_SUPPLIED INFORMATION_:
------------------------------
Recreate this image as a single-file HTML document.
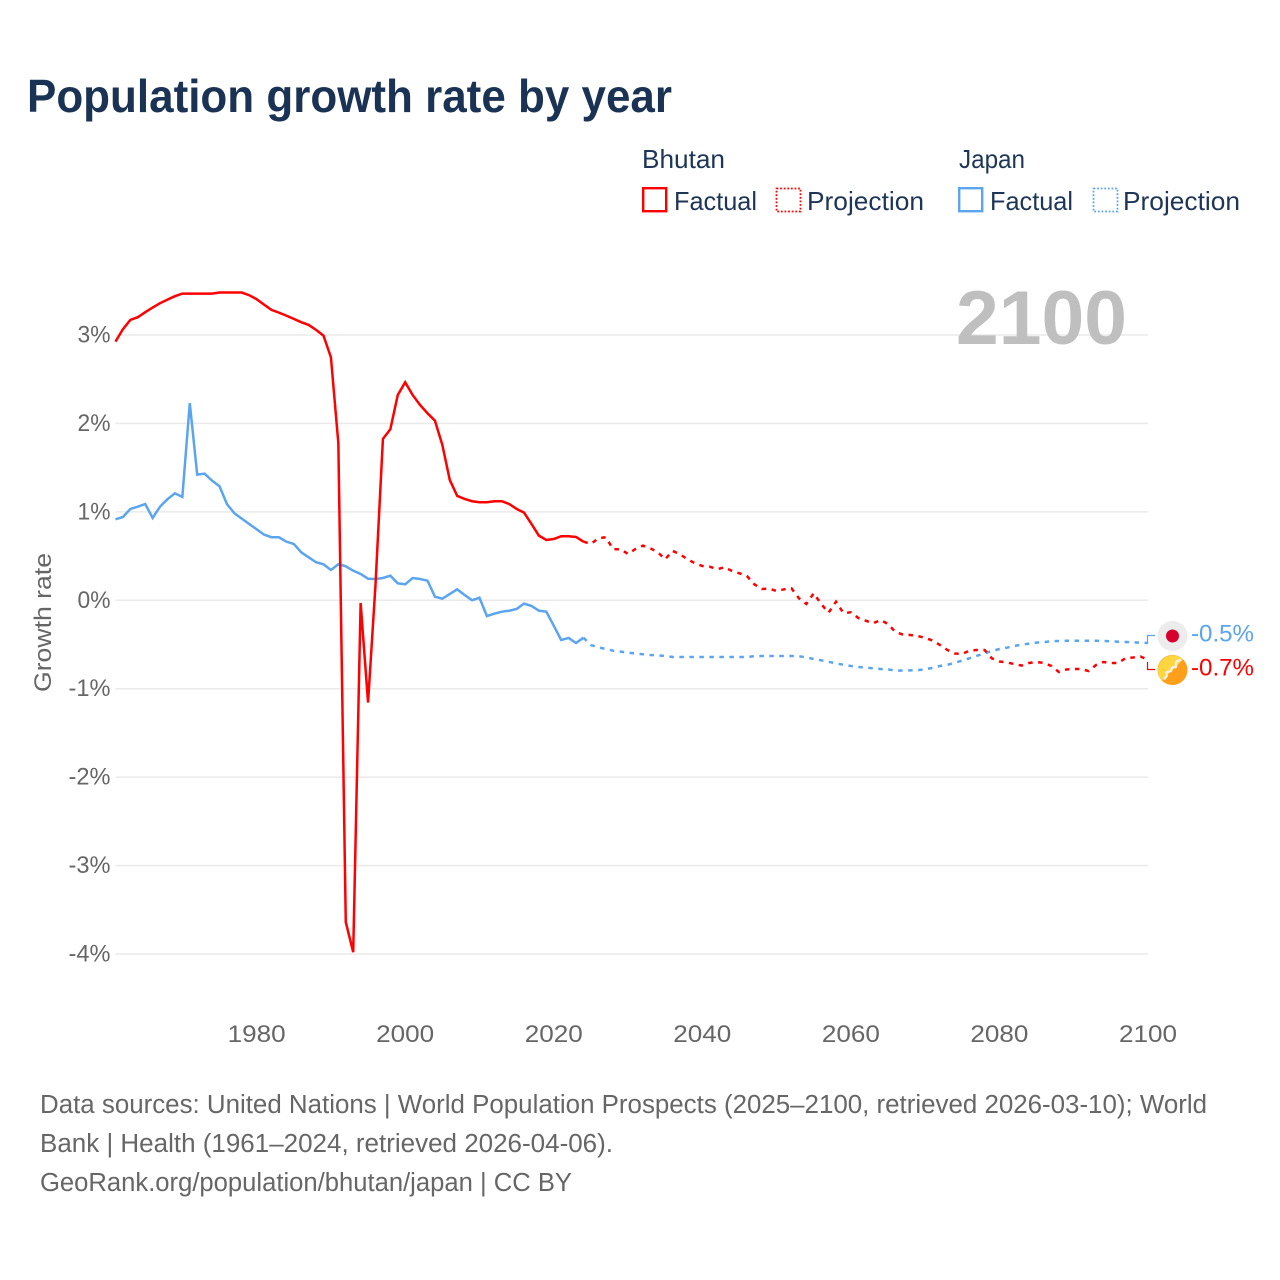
<!DOCTYPE html>
<html lang="en">
<head>
<meta charset="utf-8">
<title>Population growth rate by year</title>
<style>
html,body{margin:0;padding:0;background:#fff;}
svg{display:block;font-family:"Liberation Sans",sans-serif;}
</style>
</head>
<body>
<svg id="chart" xmlns="http://www.w3.org/2000/svg" width="1280" height="1280" viewBox="0 0 1280 1280">
  <rect x="0" y="0" width="1280" height="1280" fill="#ffffff"/>
  <text x="27" y="112" font-size="46" font-weight="700" fill="#1a3354" textLength="645" lengthAdjust="spacingAndGlyphs">Population growth rate by year</text>

  <g font-size="26" fill="#1d3557">
    <text x="642" y="168" textLength="83" lengthAdjust="spacingAndGlyphs">Bhutan</text>
    <rect x="643.2" y="188.2" width="23" height="23" fill="none" stroke="#ff0000" stroke-width="2.4"/>
    <text x="674" y="210" textLength="83" lengthAdjust="spacingAndGlyphs">Factual</text>
    <rect x="776.5" y="188.5" width="24" height="23" fill="none" stroke="#ff0000" stroke-width="1.8" stroke-dasharray="1.8 1.8"/>
    <text x="807" y="210" textLength="117" lengthAdjust="spacingAndGlyphs">Projection</text>
    <text x="959" y="168" textLength="66" lengthAdjust="spacingAndGlyphs">Japan</text>
    <rect x="959.2" y="188.2" width="23" height="23" fill="none" stroke="#5ba4ee" stroke-width="2.4"/>
    <text x="990" y="210" textLength="83" lengthAdjust="spacingAndGlyphs">Factual</text>
    <rect x="1093.5" y="188.5" width="24" height="23" fill="none" stroke="#5ba4ee" stroke-width="1.8" stroke-dasharray="1.8 1.8"/>
    <text x="1123" y="210" textLength="117" lengthAdjust="spacingAndGlyphs">Projection</text>
  </g>

  <g id="grid"></g>
  <text x="956" y="344" font-size="76" font-weight="700" fill="#bfbfbf" textLength="171" lengthAdjust="spacingAndGlyphs">2100</text>
  <g id="yticks" font-size="24" fill="#666666"></g>
  <g id="xticks" font-size="24" fill="#666666"></g>
  <text transform="translate(51,692) rotate(-90)" font-size="24" fill="#666666" textLength="139" lengthAdjust="spacingAndGlyphs">Growth rate</text>
  <g id="series"></g>

  <path d="M1147.5 643V635.5H1155" fill="none" stroke="#5ba4ee" stroke-width="1.2"/>
  <path d="M1147.5 662V669.5H1155" fill="none" stroke="#ff0000" stroke-width="1.2"/>

  <g>
    <circle cx="1172.5" cy="636" r="15" fill="#ececec"/>
    <circle cx="1172.5" cy="636" r="6.5" fill="#d7002f"/>
  </g>
  <g>
    <circle cx="1172.5" cy="670" r="15" fill="#ff9f1a"/>
    <path d="M1161.9 680.6A15 15 0 0 1 1183.1 659.4Z" fill="#ffd63f"/>
    <path d="M1164 679.5L1167 675.5L1166 672.5L1171 671L1172 667.5L1176 667L1176 662L1181 659.5" fill="none" stroke="#f4f0e6" stroke-width="2.4" stroke-linejoin="bevel"/>
  </g>
  <text x="1191" y="641.5" font-size="24" fill="#5ba4ee" textLength="63" lengthAdjust="spacingAndGlyphs">-0.5%</text>
  <text x="1191" y="675.5" font-size="24" fill="#ff0000" textLength="63" lengthAdjust="spacingAndGlyphs">-0.7%</text>

  <g font-size="25.5" fill="#666666">
    <text x="40" y="1113" textLength="1167" lengthAdjust="spacingAndGlyphs">Data sources: United Nations | World Population Prospects (2025–2100, retrieved 2026-03-10); World</text>
    <text x="40" y="1152" textLength="573" lengthAdjust="spacingAndGlyphs">Bank | Health (1961–2024, retrieved 2026-04-06).</text>
    <text x="40" y="1191" textLength="532" lengthAdjust="spacingAndGlyphs">GeoRank.org/population/bhutan/japan | CC BY</text>
  </g>
</svg>
<script>
const yTickValues = [3, 2, 1, 0, -1, -2, -3, -4];
const xTickValues = [1980, 2000, 2020, 2040, 2060, 2080, 2100];
const factualStartYear = 1961;
const projectionStartYear = 2025;
const bhutanFactual = [2.925,3.066,3.171,3.201,3.258,3.310,3.360,3.400,3.439,3.468,
  3.468,3.468,3.468,3.468,3.480,3.480,3.480,3.480,3.450,3.405,
  3.344,3.284,3.253,3.219,3.182,3.145,3.114,3.058,2.993,2.749,
  1.776,-3.639,-3.979,-0.031,-1.156,0.173,1.825,1.934,2.322,2.466,
  2.322,2.209,2.115,2.032,1.757,1.361,1.180,1.146,1.120,1.109,
  1.109,1.120,1.120,1.089,1.033,0.991,0.863,0.731,0.682,0.693,
  0.724,0.724,0.716,0.663];
const bhutanProjection = [0.637,0.701,0.713,0.577,0.577,0.524,0.580,0.618,0.588,0.543,
  0.464,0.558,0.520,0.464,0.419,0.388,0.380,0.351,0.373,0.331,
  0.305,0.275,0.181,0.128,0.131,0.105,0.124,0.136,0.023,-0.042,
  0.079,-0.042,-0.140,-0.016,-0.144,-0.136,-0.200,-0.231,-0.260,-0.223,
  -0.268,-0.359,-0.387,-0.393,-0.404,-0.426,-0.455,-0.506,-0.562,-0.602,
  -0.607,-0.568,-0.562,-0.562,-0.658,-0.692,-0.704,-0.721,-0.738,-0.709,
  -0.698,-0.709,-0.743,-0.811,-0.783,-0.777,-0.777,-0.800,-0.732,-0.698,
  -0.709,-0.709,-0.653,-0.647,-0.636,-0.675];
const japanFactual = [0.916,0.942,1.033,1.059,1.089,0.931,1.059,1.143,1.210,1.169,
  2.229,1.421,1.432,1.353,1.290,1.089,0.984,0.923,0.863,0.803,
  0.742,0.713,0.713,0.663,0.637,0.543,0.486,0.430,0.407,0.343,
  0.407,0.385,0.335,0.298,0.244,0.241,0.252,0.278,0.192,0.181,
  0.252,0.241,0.222,0.041,0.018,0.071,0.124,0.060,0.000,0.029,
  -0.178,-0.152,-0.129,-0.118,-0.098,-0.038,-0.064,-0.118,-0.129,-0.287,
  -0.449,-0.426,-0.483,-0.423];
const japanProjection = [-0.506,-0.532,-0.551,-0.570,-0.581,-0.593,-0.600,-0.611,-0.619,-0.622,
  -0.630,-0.641,-0.641,-0.641,-0.641,-0.641,-0.642,-0.642,-0.641,-0.641,
  -0.641,-0.641,-0.633,-0.630,-0.630,-0.630,-0.630,-0.630,-0.633,-0.645,
  -0.664,-0.679,-0.695,-0.713,-0.729,-0.743,-0.755,-0.762,-0.769,-0.777,
  -0.781,-0.796,-0.794,-0.792,-0.790,-0.781,-0.764,-0.743,-0.730,-0.707,
  -0.681,-0.655,-0.627,-0.600,-0.574,-0.551,-0.536,-0.517,-0.501,-0.490,
  -0.479,-0.472,-0.464,-0.460,-0.458,-0.457,-0.457,-0.457,-0.458,-0.460,
  -0.464,-0.469,-0.472,-0.475,-0.480,-0.483];

const SVG_NS = 'http://www.w3.org/2000/svg';
const xMin = 1961, xMax = 2100, pxLeft = 115.5, pxRight = 1148;
const yTop = 3, yBottom = -4, pxTop = 335, pxBottom = 954;
function xScale(year) {
  return pxLeft + (year - xMin) * (pxRight - pxLeft) / (xMax - xMin);
}
function yScale(value) {
  return pxTop + (yTop - value) * (pxBottom - pxTop) / (yTop - yBottom);
}
function make(tag, attrs, parent) {
  const el = document.createElementNS(SVG_NS, tag);
  for (const key in attrs) el.setAttribute(key, attrs[key]);
  parent.appendChild(el);
  return el;
}
function linePath(values, startYear) {
  return values.map(function (v, i) {
    return (i ? 'L' : 'M') + xScale(startYear + i).toFixed(2) + ' ' + yScale(v).toFixed(2);
  }).join('');
}

const grid = document.getElementById('grid');
const yticks = document.getElementById('yticks');
const xticks = document.getElementById('xticks');
const series = document.getElementById('series');

yTickValues.forEach(function (v) {
  const line = make('line', {x1: pxLeft, x2: pxRight, y1: yScale(v), y2: yScale(v), stroke: '#eaeaea', 'stroke-width': 1.5}, grid);
  
  
  const t = make('text', {x: 110.5, y: yScale(v) + 7.5, 'text-anchor': 'end', textLength: v < 0 ? 42 : 33, lengthAdjust: 'spacingAndGlyphs'}, yticks);
  
  
  t.textContent = v + '%';
});
xTickValues.forEach(function (y) {
  const t = make('text', {x: xScale(y), y: 1042, 'text-anchor': 'middle', textLength: 58, lengthAdjust: 'spacingAndGlyphs'}, xticks);
  
  
  t.textContent = y;
});

function drawSeries(factual, projection, color, width) {
  const joined = [factual[factual.length - 1]].concat(projection);
  const solid = make('path', {d: linePath(factual, factualStartYear), fill: 'none', stroke: color, 'stroke-width': width, 'stroke-linejoin': 'miter'}, series);
  
  
  const dashed = make('path', {d: linePath(joined, projectionStartYear - 1), fill: 'none', stroke: color, 'stroke-width': width, 'stroke-dasharray': '4.5 5.5'}, series);
  
  
}
drawSeries(japanFactual, japanProjection, '#5ba4ee', 2.5);
drawSeries(bhutanFactual, bhutanProjection, '#ff0000', 2.5);
</script>
</body>
</html>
------------------------------
_EXERCISE BRIEF_: Look for the word "document" and return every line where it occurs.

_SOLUTION FOR THIS PROBLEM_:
Recreate this image as a single-file HTML document.
  const el = document.createElementNS(SVG_NS, tag);
const grid = document.getElementById('grid');
const yticks = document.getElementById('yticks');
const xticks = document.getElementById('xticks');
const series = document.getElementById('series');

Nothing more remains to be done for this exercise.